Tweaking the Palettes of Life
Other exhibition offerings have potentially huge impacts on both the authoring and display of visual effects imagery. One offering, Irodori, uses custom software and hardware to expands the RGB color space to a color space closer to natural human vision. The expansion of palettes will allow greater freedom for visual effects artists to create new combinations of colors to literally "set the tone" of their work.

$90,000 for a Monitor?
And just in case you were wondering how to display these expanded palettes on workstations, display makers are developing novel workarounds to current technical limitations of color reproduction. Case in point is Sunnybrook Technologies' prototype HDR monitor, which offers "300 times higher contrast, 10-30 times higher brightness, 10-30 times lower `darkness,' and 38% better coverage of the NTSC color gamut due to the use of RGB LED." All I can say is that it looked clearer than any monitor I have seen, creating the unnerving sensation that you are somehow seeing beyond a the display screen.
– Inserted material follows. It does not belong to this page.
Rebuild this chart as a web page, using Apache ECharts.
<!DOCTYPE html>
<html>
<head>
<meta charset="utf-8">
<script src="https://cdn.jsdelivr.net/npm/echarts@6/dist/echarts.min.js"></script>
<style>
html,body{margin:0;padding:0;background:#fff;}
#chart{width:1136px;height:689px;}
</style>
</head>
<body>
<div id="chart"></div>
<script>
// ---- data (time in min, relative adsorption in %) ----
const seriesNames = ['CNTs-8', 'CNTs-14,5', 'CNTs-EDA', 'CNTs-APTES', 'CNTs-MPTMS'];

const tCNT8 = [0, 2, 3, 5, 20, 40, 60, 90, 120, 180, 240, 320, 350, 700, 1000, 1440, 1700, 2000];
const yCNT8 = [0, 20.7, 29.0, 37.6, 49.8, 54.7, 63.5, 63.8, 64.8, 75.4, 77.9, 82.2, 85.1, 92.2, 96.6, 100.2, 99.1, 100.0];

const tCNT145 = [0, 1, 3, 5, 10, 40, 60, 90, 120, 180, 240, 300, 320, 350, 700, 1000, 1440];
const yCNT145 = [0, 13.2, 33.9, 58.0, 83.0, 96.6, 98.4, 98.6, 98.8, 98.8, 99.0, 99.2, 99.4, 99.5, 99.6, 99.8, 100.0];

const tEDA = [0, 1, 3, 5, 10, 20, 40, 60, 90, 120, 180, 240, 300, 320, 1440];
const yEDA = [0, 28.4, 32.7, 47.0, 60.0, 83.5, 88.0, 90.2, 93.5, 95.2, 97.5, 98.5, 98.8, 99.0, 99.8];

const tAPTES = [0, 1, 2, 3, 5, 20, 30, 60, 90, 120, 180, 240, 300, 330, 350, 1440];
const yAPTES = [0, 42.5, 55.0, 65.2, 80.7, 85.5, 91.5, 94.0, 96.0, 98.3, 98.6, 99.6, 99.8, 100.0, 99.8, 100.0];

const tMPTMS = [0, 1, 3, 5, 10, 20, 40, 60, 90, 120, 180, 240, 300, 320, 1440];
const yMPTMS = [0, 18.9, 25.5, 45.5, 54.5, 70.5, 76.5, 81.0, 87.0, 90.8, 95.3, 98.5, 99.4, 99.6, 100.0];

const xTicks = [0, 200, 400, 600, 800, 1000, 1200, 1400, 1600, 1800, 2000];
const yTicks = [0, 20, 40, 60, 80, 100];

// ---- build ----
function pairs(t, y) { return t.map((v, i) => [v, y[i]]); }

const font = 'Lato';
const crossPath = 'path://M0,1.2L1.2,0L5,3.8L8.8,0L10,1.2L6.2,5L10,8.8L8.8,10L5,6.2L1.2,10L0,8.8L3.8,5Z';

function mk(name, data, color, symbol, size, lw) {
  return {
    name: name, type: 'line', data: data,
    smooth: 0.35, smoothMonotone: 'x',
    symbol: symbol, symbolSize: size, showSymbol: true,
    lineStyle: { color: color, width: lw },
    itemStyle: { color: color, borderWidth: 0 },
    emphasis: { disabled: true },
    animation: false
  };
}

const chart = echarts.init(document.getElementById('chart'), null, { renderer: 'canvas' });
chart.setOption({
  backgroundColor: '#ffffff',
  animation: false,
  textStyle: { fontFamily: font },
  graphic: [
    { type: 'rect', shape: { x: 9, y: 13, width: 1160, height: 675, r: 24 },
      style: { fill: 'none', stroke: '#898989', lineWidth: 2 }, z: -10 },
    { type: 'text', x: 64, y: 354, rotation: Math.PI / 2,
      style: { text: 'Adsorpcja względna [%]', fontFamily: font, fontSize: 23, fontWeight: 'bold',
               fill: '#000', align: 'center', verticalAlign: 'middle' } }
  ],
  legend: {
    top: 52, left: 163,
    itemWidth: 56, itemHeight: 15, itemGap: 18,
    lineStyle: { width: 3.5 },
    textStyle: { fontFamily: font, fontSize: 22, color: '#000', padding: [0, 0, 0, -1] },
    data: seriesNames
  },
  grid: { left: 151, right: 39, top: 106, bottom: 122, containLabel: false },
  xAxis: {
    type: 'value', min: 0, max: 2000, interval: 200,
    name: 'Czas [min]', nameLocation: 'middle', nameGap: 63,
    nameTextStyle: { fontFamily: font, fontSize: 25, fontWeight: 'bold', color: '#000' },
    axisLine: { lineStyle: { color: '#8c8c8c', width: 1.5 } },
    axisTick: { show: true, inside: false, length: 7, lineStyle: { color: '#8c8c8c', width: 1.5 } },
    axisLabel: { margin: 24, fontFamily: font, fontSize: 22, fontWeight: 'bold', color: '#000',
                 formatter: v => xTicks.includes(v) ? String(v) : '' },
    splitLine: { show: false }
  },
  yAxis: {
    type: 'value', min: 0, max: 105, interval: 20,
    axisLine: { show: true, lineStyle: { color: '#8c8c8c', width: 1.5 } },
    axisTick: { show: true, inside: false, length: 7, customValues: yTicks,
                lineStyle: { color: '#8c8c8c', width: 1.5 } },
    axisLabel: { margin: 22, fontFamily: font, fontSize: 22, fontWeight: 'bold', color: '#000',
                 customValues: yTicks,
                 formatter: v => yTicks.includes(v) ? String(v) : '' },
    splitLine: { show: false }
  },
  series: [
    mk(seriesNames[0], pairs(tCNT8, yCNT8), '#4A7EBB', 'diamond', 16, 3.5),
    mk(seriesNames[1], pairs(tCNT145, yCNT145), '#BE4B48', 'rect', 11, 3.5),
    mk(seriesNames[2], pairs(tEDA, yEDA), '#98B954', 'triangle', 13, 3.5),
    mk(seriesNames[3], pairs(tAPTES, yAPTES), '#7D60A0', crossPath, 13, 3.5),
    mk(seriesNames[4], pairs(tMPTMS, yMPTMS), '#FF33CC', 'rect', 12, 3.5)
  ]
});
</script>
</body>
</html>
Increasingly detailed displays (both monitors and projections) will keep content creators scrambling to create more detailed characters, environments and events. And the price will be coming down we can only hope.
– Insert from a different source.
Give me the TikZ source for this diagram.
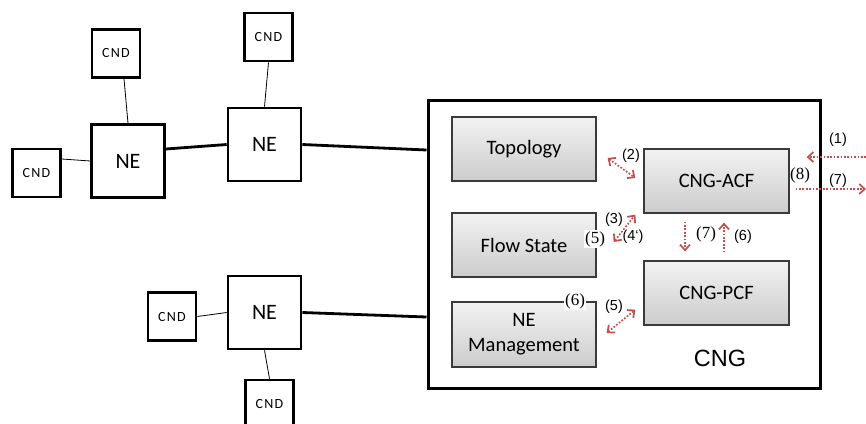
\documentclass[tikz,border=0pt]{standalone}
\usepackage{fontspec}
\setmainfont{Carlito}
\newfontfamily\numserif{Liberation Serif}
\newfontfamily\arialfont{Liberation Sans}
\newfontfamily\cndfont[LetterSpace=9]{Carlito}
\usetikzlibrary{arrows.meta}
\definecolor{sigred}{HTML}{C0504D}
\definecolor{boxedge}{HTML}{3A3A3A}
\begin{document}
\begin{tikzpicture}[x=1pt,y=-1pt,
  nebox/.style={draw=black, line width=2.6pt, fill=white, inner sep=0pt,
    minimum width=73pt, minimum height=73pt, font=\fontsize{22}{24}\selectfont},
  cndbox/.style={draw=black, line width=2.6pt, fill=white, inner sep=0pt,
    minimum width=48pt, minimum height=48pt, font=\cndfont\fontsize{14}{16}\selectfont},
  funcbox/.style={draw=boxedge, line width=1.3pt, top color=gray!10, bottom color=gray!40,
    inner sep=0pt, minimum width=144pt, minimum height=64pt, align=center,
    font=\fontsize{20.5}{25}\selectfont},
  trunk/.style={line width=2.8pt},
  spur/.style={line width=0.8pt},
  sig/.style={draw=sigred, line width=1.7pt, dash pattern=on 1.7pt off 1.7pt},
  tip/.tip={Straight Barb[length=5.5pt, width=10pt, line width=1.7pt]},
  biarrow/.style={sig, {tip}-{tip}},
  onearrow/.style={sig, -{tip}},
  tag/.style={inner sep=0.5pt, font=\arialfont\fontsize{14.5}{16}\selectfont},
  sertag/.style={inner sep=1.5pt, fill=white, font=\numserif\fontsize{17}{19}\selectfont}
]
\useasboundingbox (0,0) rectangle (866,423);

% controller box and its functions
\node[draw=black, line width=3pt, minimum width=392pt, minimum height=288pt, inner sep=0pt]
  (cng) at (624,244) {};
\node[font=\arialfont\fontsize{23.5}{26}\selectfont] (cnglabel) at (720,358) {CNG};

\node[funcbox] (topo) at (524,149) {Topology};
\node[funcbox] (flow) at (524,245) {Flow State};
\node[funcbox, minimum height=65pt] (nem) at (524,334.5) {NE\\Management};
\node[funcbox, minimum width=145pt] (acf) at (716.5,181) {CNG-ACF};
\node[funcbox, minimum width=145pt] (pcf) at (716.5,293) {CNG-PCF};

% network elements and attached devices
\node[nebox] (ne1) at (128,161) {NE};
\node[nebox] (ne2) at (264.5,144.5) {NE};
\node[nebox] (ne3) at (264.5,312.5) {NE};
\node[cndbox] (cnda) at (116,53.5) {CND};
\node[cndbox] (cndb) at (36.5,173) {CND};
\node[cndbox] (cndc) at (268.5,37) {CND};
\node[cndbox] (cndd) at (172,316.5) {CND};
\node[cndbox] (cnde) at (269.5,404) {CND};

% links
\draw[spur] (ne1.north) -- ([xshift=8pt]cnda.south);
\draw[spur] (ne1.west) -- ([yshift=14pt]cndb.east);
\draw[trunk] ([yshift=12pt]ne1.east) -- (ne2.west);
\draw[spur] (ne2.north) -- (cndc.south);
\draw[trunk] (ne2.east) -- ([yshift=94pt]cng.west);
\draw[spur] (ne3.west) -- (cndd.east);
\draw[spur] (ne3.south) -- (cnde.north);
\draw[trunk] (ne3.east) -- ([yshift=-73pt]cng.west);

% signalling between functions
\coordinate (extin) at (866,157);
\coordinate (extout) at (866,189);

\draw[biarrow] ([shift={(11,9)}]topo.east) -- ([shift={(-8,-3)}]acf.west);
\draw[biarrow] ([shift={(17,-3)}]flow.east) -- ([shift={(-8,1)}]acf.south west);
\draw[biarrow] ([shift={(10,-1.5)}]nem.east) -- ([shift={(-8,-16)}]pcf.south west);
\draw[onearrow] ([shift={(-31.5,8)}]acf.south) -- ([shift={(-31.5,-9)}]pcf.north);
\draw[onearrow] ([shift={(7.5,-8)}]pcf.north) -- ([shift={(7.5,9)}]acf.south);
\draw[onearrow] (extin) -- ([shift={(17,-24)}]acf.east);
\draw[onearrow] ([shift={(6,8)}]acf.east) -- (extout);

% message numbers
\node[tag] (m2) at (631,156) {(2)};
\node[tag] (m3) at (614,220) {(3)};
\node[tag] (m4) at (633,237) {(4‘)};
\node[sertag] (m5a) at (595,239) {(5)};
\node[tag] (m5b) at (614,307) {(5)};
\node[sertag] (m6a) at (575,301) {(6)};
\node[tag, font=\numserif\fontsize{17}{19}\selectfont] (m7a) at (706,234) {(7)};
\node[tag] (m6b) at (743,237) {(6)};
\node[tag] (m1) at (838,140) {(1)};
\node[tag, font=\numserif\fontsize{17}{19}\selectfont] (m8) at (800,175) {(8)};
\node[tag] (m7b) at (838,181) {(7)};
\end{tikzpicture}
\end{document}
May the Force Feedback Be With You
Force feedback, an implementation of "haptics" (meaning "of or relating to the sense of touch: tactile") provides both artist and audience the ability to generate and experience changes in tactile sensations. Several ET installations address how to simulate these sensations including a floor that allows you to walk (as opposed to merely floating) in a virtual world by tracking your body position and direction (CirculaFloor), a harness that provides the sensation of swimming (Swimming Across the Pacific) and a rig that gently strokes your body as it creates a 3D map of it (Tickle Salon). Most importantly for visual effects people, force feedback input devices will likely become more and more prevalent method for interacting with data first on the authoring side, then on the audience side.

Interpolate or Die
Liflet from University of Tokyo is a live demonstration of image interpolation technology echoing that used in the Computer Animation Festival's Massive Arabesque discussed earlier. Liflet uses specialized lenses, hardware and software to created interpolated views from fixed cameras in real time. This and similar technologies will allow visual effects creators to use interpolated viewpoints to expand their creative reach.

Wrapping It Up
Of course, it's unlikely we will see many of these emerging technologies in anything like their exhibited form in the near future. Most likely, these tools will be buried in an aggregate of other technologies within toolsets. Other technical advances, for example, in nanoscale materials, quantum computing, the manipulation of light and energy will be crucial in bringing the ideas presented in the exhibition within reach of the rest of us.